Ankara doğumlusunuz ve üniversiteyi de orada okudunuz. Ankara’yı özlediğiniz oluyor mu, en son Ankara’yı ne zaman ziyaret etme şansınız oldu?

 

Ankara’yı özlüyorum tabii. Eski Ankara’yı da çok özlüyorum, çünkü Ankara da çok değişti. Yani benim zamanımda Ankara’nın merkezi; Kızılay, Sakarya Caddesi, Tunalı Hilmi, Esat, oralardı... Şimdi o merkezler kaydı. Ankara’nın artık birçok merkezi var.

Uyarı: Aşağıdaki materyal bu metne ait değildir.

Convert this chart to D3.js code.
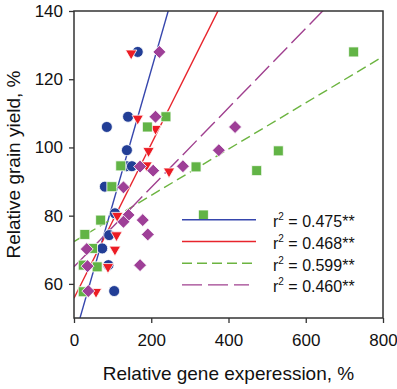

Bizim gitmeye uzaklığından dolayı imtina ettiğimiz Ankara’nın semtleri şimdi merkez olmaya doğru gidiyor, hatta merkez oldular. Kendi içlerinde başka merkezler yarattılar. E bu da tabii gelişimin getirdiği bir sonuç. O anlamda da bir dönüp bakmak gerekiyor; bu merkezi kayan şehirler ne gibi zararlar görüyor, onlara neler oluyor? Ben Ankara için o anlamda biraz kaygılıyım ama. Yine de gittiğimde ben eski Ankara’yı görüyorum. Sürekli gittiğim mekanlar var. Onlara yine yetişebiliyorum, çok şükür. Gittiklerimin hepsi kapanmadı. Ankara’da çorbayı nerede içeceğimi, yemeğimi nerede yiyeceğimi, hangi semtin pazarına gideceğimi hala biliyorum ve hala da onlar duruyorlar. Onlar, aidiyetlerimizi oluşturan şeyler oluyor zaten. Ankara’da arkadaşlarım da var hala. Benim için gerçekten bir huzur yeri, gittiğimde 3-5 gün kalıp kafamı dinleyeceğim ve eski günleri yad edeceğim bir yer; özellikle de bir şey yazarken Ankara’ya gitmeyi çok istiyorum. Senaryo ya da bir hikaye yazarken... Ankara Üniversitesi mezunu olmuş olmak da bana başka bir aidiyet getiriyor tabii. Oradaki hocalarımla da sıklıkla görüşüyorum. Ve çok değerli katkılarını hala almaya devam ediyorum. Ankara benim için önemli, ilham verici bir yer.